* Data records:

##########

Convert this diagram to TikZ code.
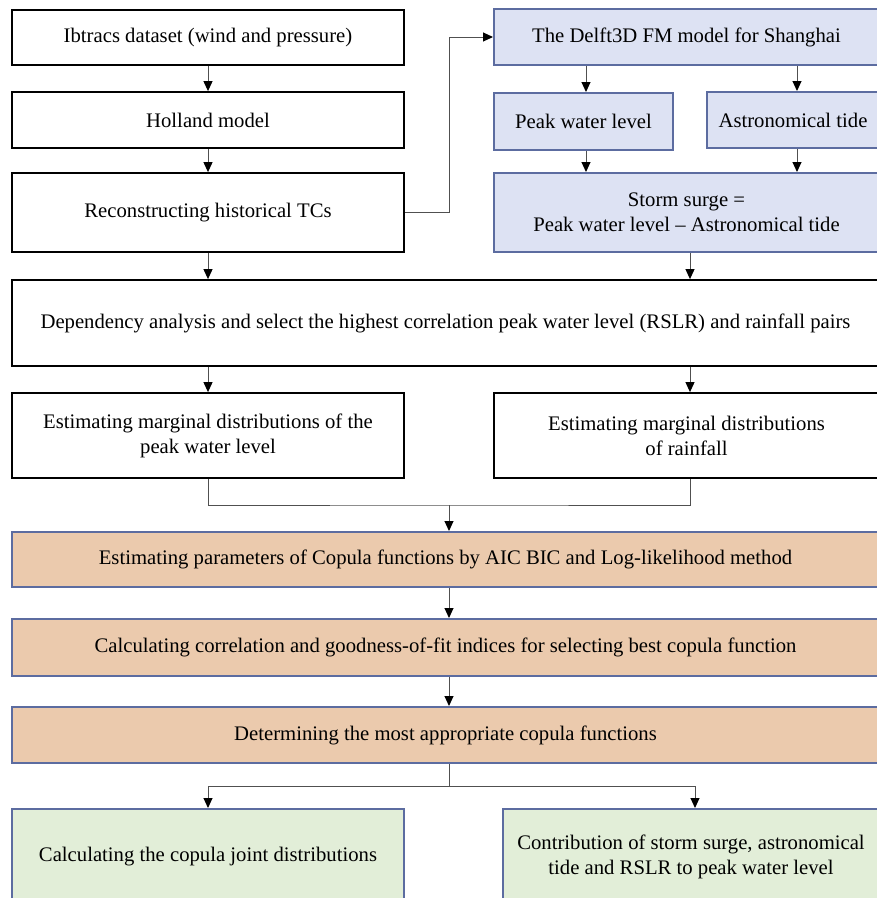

##########

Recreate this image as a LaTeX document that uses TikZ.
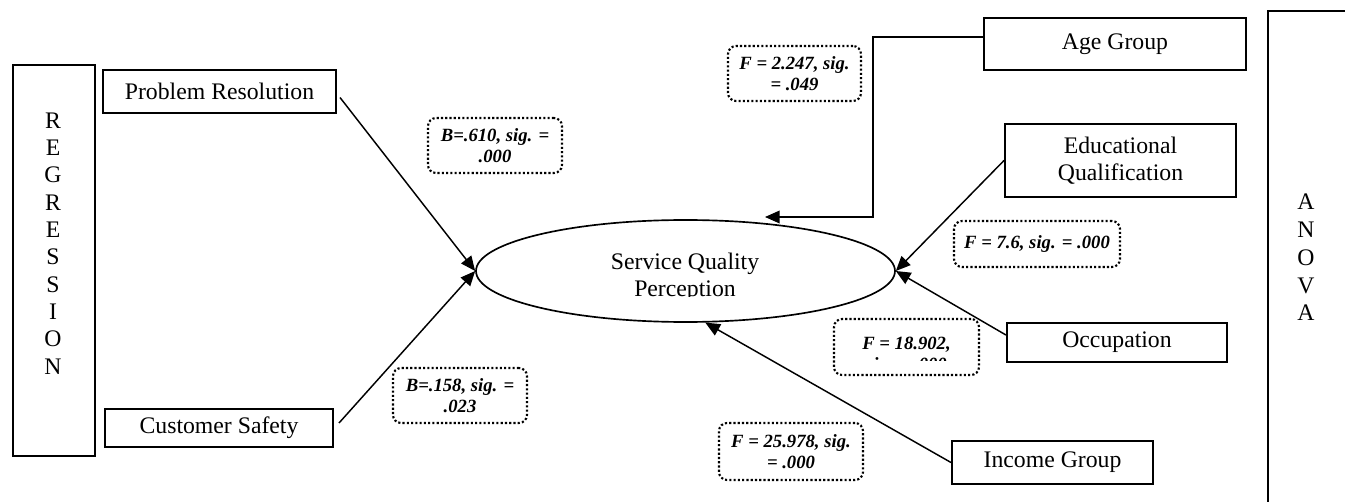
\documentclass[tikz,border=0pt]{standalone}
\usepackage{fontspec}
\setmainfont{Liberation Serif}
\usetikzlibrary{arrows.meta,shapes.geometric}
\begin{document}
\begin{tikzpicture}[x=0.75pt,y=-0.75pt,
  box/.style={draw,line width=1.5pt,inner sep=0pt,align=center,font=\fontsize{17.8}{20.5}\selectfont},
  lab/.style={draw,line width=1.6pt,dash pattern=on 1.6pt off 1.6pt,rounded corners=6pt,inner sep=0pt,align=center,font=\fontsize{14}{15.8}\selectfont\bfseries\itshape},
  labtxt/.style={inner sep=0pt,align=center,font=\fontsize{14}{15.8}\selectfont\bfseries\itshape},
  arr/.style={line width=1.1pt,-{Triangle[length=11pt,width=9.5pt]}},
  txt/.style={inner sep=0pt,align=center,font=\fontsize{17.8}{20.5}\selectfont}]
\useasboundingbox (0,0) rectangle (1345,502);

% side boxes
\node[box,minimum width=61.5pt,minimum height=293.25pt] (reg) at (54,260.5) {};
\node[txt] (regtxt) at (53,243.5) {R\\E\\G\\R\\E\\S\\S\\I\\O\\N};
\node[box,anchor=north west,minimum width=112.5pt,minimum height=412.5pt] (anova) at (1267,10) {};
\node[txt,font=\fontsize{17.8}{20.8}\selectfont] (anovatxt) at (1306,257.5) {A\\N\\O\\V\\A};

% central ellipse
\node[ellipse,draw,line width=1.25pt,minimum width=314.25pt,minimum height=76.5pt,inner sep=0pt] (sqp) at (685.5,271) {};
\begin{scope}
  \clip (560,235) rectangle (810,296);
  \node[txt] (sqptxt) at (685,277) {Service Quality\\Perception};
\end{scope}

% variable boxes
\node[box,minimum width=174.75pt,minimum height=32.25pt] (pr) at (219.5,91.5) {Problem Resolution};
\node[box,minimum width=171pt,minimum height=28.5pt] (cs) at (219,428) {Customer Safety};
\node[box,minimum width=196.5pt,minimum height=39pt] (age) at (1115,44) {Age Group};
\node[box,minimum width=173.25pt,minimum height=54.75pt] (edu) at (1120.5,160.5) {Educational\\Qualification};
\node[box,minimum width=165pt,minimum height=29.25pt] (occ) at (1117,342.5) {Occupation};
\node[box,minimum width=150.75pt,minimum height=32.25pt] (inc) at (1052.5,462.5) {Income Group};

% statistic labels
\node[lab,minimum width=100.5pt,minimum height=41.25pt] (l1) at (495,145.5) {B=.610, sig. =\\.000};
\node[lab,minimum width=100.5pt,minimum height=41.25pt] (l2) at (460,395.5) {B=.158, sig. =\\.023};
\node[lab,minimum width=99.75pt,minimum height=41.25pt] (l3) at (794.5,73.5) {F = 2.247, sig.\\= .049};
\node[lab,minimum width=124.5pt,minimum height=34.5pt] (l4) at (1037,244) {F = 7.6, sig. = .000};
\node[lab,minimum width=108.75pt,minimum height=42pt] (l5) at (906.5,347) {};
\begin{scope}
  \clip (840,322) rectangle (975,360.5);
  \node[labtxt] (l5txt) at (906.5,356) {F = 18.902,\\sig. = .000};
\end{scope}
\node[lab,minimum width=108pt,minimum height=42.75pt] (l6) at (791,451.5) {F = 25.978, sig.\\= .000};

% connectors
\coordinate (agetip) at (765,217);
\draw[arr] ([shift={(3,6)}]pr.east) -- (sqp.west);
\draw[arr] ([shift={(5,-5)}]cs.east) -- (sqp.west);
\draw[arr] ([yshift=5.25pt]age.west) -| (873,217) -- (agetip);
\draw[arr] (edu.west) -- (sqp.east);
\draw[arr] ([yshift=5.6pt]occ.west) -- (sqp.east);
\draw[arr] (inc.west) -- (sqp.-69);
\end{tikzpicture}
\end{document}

##########

* Objective:
Keep to the stretch from the line containing "Recreate this image" through the line containing "width=150.75pt,minimum height=32.25pt] (inc)", both ends included, and copy it exactly from the listing above, minus the pictures.

* Full response:
Recreate this image as a LaTeX document that uses TikZ.
\documentclass[tikz,border=0pt]{standalone}
\usepackage{fontspec}
\setmainfont{Liberation Serif}
\usetikzlibrary{arrows.meta,shapes.geometric}
\begin{document}
\begin{tikzpicture}[x=0.75pt,y=-0.75pt,
  box/.style={draw,line width=1.5pt,inner sep=0pt,align=center,font=\fontsize{17.8}{20.5}\selectfont},
  lab/.style={draw,line width=1.6pt,dash pattern=on 1.6pt off 1.6pt,rounded corners=6pt,inner sep=0pt,align=center,font=\fontsize{14}{15.8}\selectfont\bfseries\itshape},
  labtxt/.style={inner sep=0pt,align=center,font=\fontsize{14}{15.8}\selectfont\bfseries\itshape},
  arr/.style={line width=1.1pt,-{Triangle[length=11pt,width=9.5pt]}},
  txt/.style={inner sep=0pt,align=center,font=\fontsize{17.8}{20.5}\selectfont}]
\useasboundingbox (0,0) rectangle (1345,502);

% side boxes
\node[box,minimum width=61.5pt,minimum height=293.25pt] (reg) at (54,260.5) {};
\node[txt] (regtxt) at (53,243.5) {R\\E\\G\\R\\E\\S\\S\\I\\O\\N};
\node[box,anchor=north west,minimum width=112.5pt,minimum height=412.5pt] (anova) at (1267,10) {};
\node[txt,font=\fontsize{17.8}{20.8}\selectfont] (anovatxt) at (1306,257.5) {A\\N\\O\\V\\A};

% central ellipse
\node[ellipse,draw,line width=1.25pt,minimum width=314.25pt,minimum height=76.5pt,inner sep=0pt] (sqp) at (685.5,271) {};
\begin{scope}
  \clip (560,235) rectangle (810,296);
  \node[txt] (sqptxt) at (685,277) {Service Quality\\Perception};
\end{scope}

% variable boxes
\node[box,minimum width=174.75pt,minimum height=32.25pt] (pr) at (219.5,91.5) {Problem Resolution};
\node[box,minimum width=171pt,minimum height=28.5pt] (cs) at (219,428) {Customer Safety};
\node[box,minimum width=196.5pt,minimum height=39pt] (age) at (1115,44) {Age Group};
\node[box,minimum width=173.25pt,minimum height=54.75pt] (edu) at (1120.5,160.5) {Educational\\Qualification};
\node[box,minimum width=165pt,minimum height=29.25pt] (occ) at (1117,342.5) {Occupation};
\node[box,minimum width=150.75pt,minimum height=32.25pt] (inc) at (1052.5,462.5) {Income Group};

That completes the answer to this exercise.